In contrast, the use of a non-aversive and non-dominance-based behaviour modification programs work to solve the underlying motivation that drives the unacceptable behaviour, but it does so without physical or psychological intimidation or confrontation. It should also be stated that there are no unintended negative behavioural side affects associated with positive-reinforcement based practices.

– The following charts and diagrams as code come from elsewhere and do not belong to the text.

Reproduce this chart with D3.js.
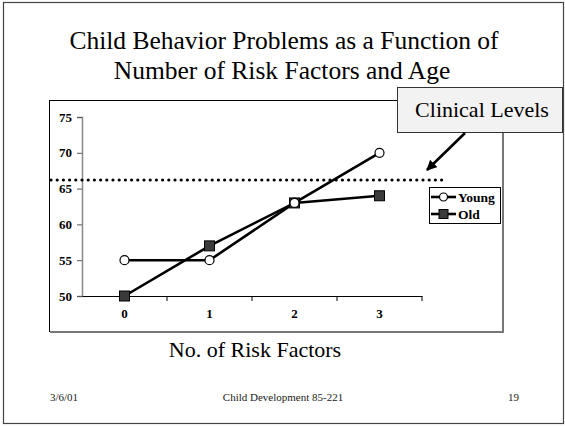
<!DOCTYPE html>
<html><head><meta charset="utf-8">
<script src="https://cdn.jsdelivr.net/npm/d3@7"></script>
<style>
body{margin:0;background:#fff}svg{display:block}
svg text{font-family:"Liberation Serif","Times New Roman",Times,"DejaVu Serif",serif !important;}
</style>
</head><body>
<script>
const categories = ["0","1","2","3"];
const young = [55, 55, 63, 70];
const old = [50, 57, 63, 64];
const yTicks = [50, 55, 60, 65, 70, 75];
const clinicalLevel = 66.2;
const seriesNames = ["Young", "Old"];

const W = 565, H = 426;
const svg = d3.select("body").append("svg").attr("width", W).attr("height", H);

// slide border
svg.append("rect").attr("x", 3.5).attr("y", 2.5).attr("width", 560).attr("height", 421)
  .attr("fill", "#fff").attr("stroke", "#444").attr("stroke-width", 1.2);

// title
const title = svg.append("text").attr("text-anchor", "middle")
  .attr("font-size", 25.5).attr("fill", "#000");
title.append("tspan").attr("x", 284).attr("y", 49).text("Child Behavior Problems as a Function of");
title.append("tspan").attr("x", 282).attr("y", 79).text("Number of Risk Factors and Age");

// chart frame
svg.append("rect").attr("x", 49.5).attr("y", 100.5).attr("width", 453).attr("height", 231)
  .attr("fill", "#fff").attr("stroke", "#000").attr("stroke-width", 1);
svg.append("path").attr("d", "M503,101 V332 H50").attr("fill", "none")
  .attr("stroke", "#777").attr("stroke-width", 2);

const x = d3.scaleBand().domain(categories).range([82, 422]).padding(0);
const y = d3.scaleLinear().domain([50, 75]).range([296, 117]);

// y axis
const yAxis = svg.append("g").attr("transform", "translate(82,0)")
  .call(d3.axisLeft(y).tickValues(yTicks).tickSize(5).tickPadding(5));
yAxis.select(".domain").attr("stroke", "#888").attr("stroke-width", 1.5);
yAxis.selectAll(".tick line").attr("stroke", "#555");
yAxis.selectAll("text").attr("font-size", 13)
  .attr("font-weight", "bold").attr("fill", "#000");

// x axis
const xAxis = svg.append("g").attr("transform", "translate(0,296)")
  .call(d3.axisBottom(x).tickSize(0).tickPadding(13));
xAxis.select(".domain").attr("stroke", "#000").attr("stroke-width", 1.2);
xAxis.selectAll("text").attr("font-size", 13)
  .attr("font-weight", "bold").attr("fill", "#000");
const bounds = categories.slice(1).map(c => x(c)).concat([x.range()[1]]);
svg.append("g").selectAll("line").data(bounds).join("line")
  .attr("x1", d => d).attr("x2", d => d).attr("y1", 296).attr("y2", 301)
  .attr("stroke", "#000").attr("stroke-width", 1);

// clinical dotted line
svg.append("line").attr("x1", 51).attr("x2", 444)
  .attr("y1", y(clinicalLevel)).attr("y2", y(clinicalLevel))
  .attr("stroke", "#000").attr("stroke-width", 3.2)
  .attr("stroke-linecap", "round").attr("stroke-dasharray", "0 6.2");

const cx = c => x(c) + x.bandwidth() / 2;
const line = d3.line().x((d, i) => cx(categories[i])).y(d => y(d));

svg.append("path").datum(young).attr("d", line).attr("fill", "none")
  .attr("stroke", "#000").attr("stroke-width", 2.6);
svg.append("path").datum(old).attr("d", line).attr("fill", "none")
  .attr("stroke", "#000").attr("stroke-width", 2.6);

svg.append("g").selectAll("rect").data(old).join("rect")
  .attr("x", (d, i) => cx(categories[i]) - 5).attr("y", d => y(d) - 5)
  .attr("width", 10).attr("height", 10)
  .attr("fill", "#3a3a3a").attr("stroke", "#000").attr("stroke-width", 1);
svg.append("g").selectAll("circle").data(young).join("circle")
  .attr("cx", (d, i) => cx(categories[i])).attr("cy", d => y(d)).attr("r", 4.5)
  .attr("fill", "#fff").attr("stroke", "#000").attr("stroke-width", 1.2);

// legend
const lg = svg.append("g");
lg.append("rect").attr("x", 429.5).attr("y", 187.5).attr("width", 71).attr("height", 36)
  .attr("fill", "#fff").attr("stroke", "#000").attr("stroke-width", 1);
seriesNames.forEach((name, i) => {
  const ly = 197 + i * 17;
  lg.append("line").attr("x1", 431).attr("x2", 456).attr("y1", ly).attr("y2", ly)
    .attr("stroke", "#000").attr("stroke-width", 2.6);
  if (i === 0) {
    lg.append("circle").attr("cx", 443.5).attr("cy", ly).attr("r", 4)
      .attr("fill", "#fff").attr("stroke", "#000").attr("stroke-width", 1.2);
  } else {
    lg.append("rect").attr("x", 439).attr("y", ly - 4.5).attr("width", 9).attr("height", 9)
      .attr("fill", "#3a3a3a").attr("stroke", "#000").attr("stroke-width", 1);
  }
  lg.append("text").attr("x", 458).attr("y", ly + 4.5)
    .attr("font-size", 13.5).attr("font-weight", "bold").attr("fill", "#000").text(name);
});

// x axis title
svg.append("text").attr("x", 255).attr("y", 357).attr("text-anchor", "middle")
  .attr("font-size", 22).attr("fill", "#000").text("No. of Risk Factors");

// Clinical Levels callout
svg.append("rect").attr("x", 397.5).attr("y", 87.5).attr("width", 165).attr("height", 45)
  .attr("fill", "#f2f2f2").attr("stroke", "#333").attr("stroke-width", 1);
svg.append("text").attr("x", 482).attr("y", 117).attr("text-anchor", "middle")
  .attr("font-size", 22).attr("fill", "#000").text("Clinical Levels");

// arrow
const defs = svg.append("defs");
defs.append("marker").attr("id", "ah").attr("viewBox", "0 0 10 10").attr("refX", 9).attr("refY", 5)
  .attr("markerWidth", 4).attr("markerHeight", 4).attr("orient", "auto")
  .attr("markerUnits", "strokeWidth")
  .append("path").attr("d", "M0,0 L10,5 L0,10 Z").attr("fill", "#000");
svg.append("line").attr("x1", 465).attr("y1", 133).attr("x2", 427).attr("y2", 170)
  .attr("stroke", "#000").attr("stroke-width", 2.6).attr("marker-end", "url(#ah)");

// footer
const foot = [["3/6/01", 50, "start"], ["Child Development 85-221", 283, "middle"], ["19", 508, "start"]];
svg.append("g").selectAll("text").data(foot).join("text")
  .attr("x", d => d[1]).attr("y", 401).attr("text-anchor", d => d[2])
  .attr("font-size", 11).attr("fill", "#222").text(d => d[0]);
</script>
</body></html>
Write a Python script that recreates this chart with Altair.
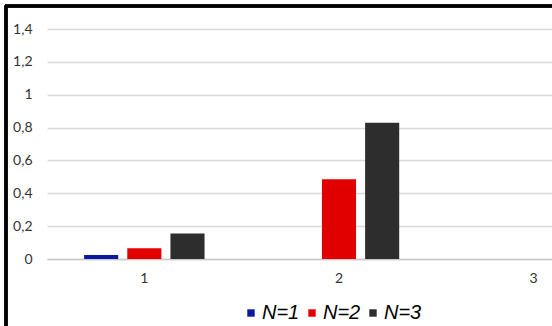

On the surface, this may seem to be a longer process than dominance/aversive methods, but when done properly it provides effective and long-lasting results, eliminates negative side-effects and enhances the relationship you have with your dog.
AVSAB Position Statement
In 2008 The American Veterinary Society of Animal Behaviour (AVSAB) published a "Position Statement on the Use of Dominance Theory in Behaviour Modification of Animals". Here are some excerpts from that report:
"AVSAB is concerned with the recent re-emergence of dominance theory and forcing dogs and other animals into submission as a means of preventing and correcting behaviour problems."
"Despite the fact that advances in behaviour research have modified our understanding of social hierarchies in wolves, many animal trainers continue to base their training methods on outdated perceptions of dominance theory."
"Dominance is defined as a relationship between individual animals that is established by force/aggression and submission, to determine who has priority access to multiple resources such as food, preferred resting spots, and mates (Bernstein 1981; Drews 1993). Most undesirable behaviours in our pets are not related to priority access to resources; rather, they are due to accidental rewarding of the undesirable behaviour."
"The AVSAB emphasizes that animal training, behaviour prevention strategies, and behaviour modification programs should follow the scientifically based guidelines of positive reinforcement, operant conditioning, classical conditioning, desensitization, and counter conditioning."
"The AVSAB emphasizes that ... dominance theory should not be used as a general guide for behaviour modification. Instead, the AVSAB emphasizes that behaviour modification and training should focus on reinforcing desirable behaviours, avoiding the reinforcement of undesirable behaviours, and striving to address the underlying emotional state and motivations, including medical and genetic factors, that are driving the undesirable behaviour."
"The AVSAB clarifies that dominance and leadership are not synonymous."
"The most common cause of aggression in dogs is fear. Pinning a dog down when he is scared will not address the root of his fear. Furthermore it can heighten the aggression."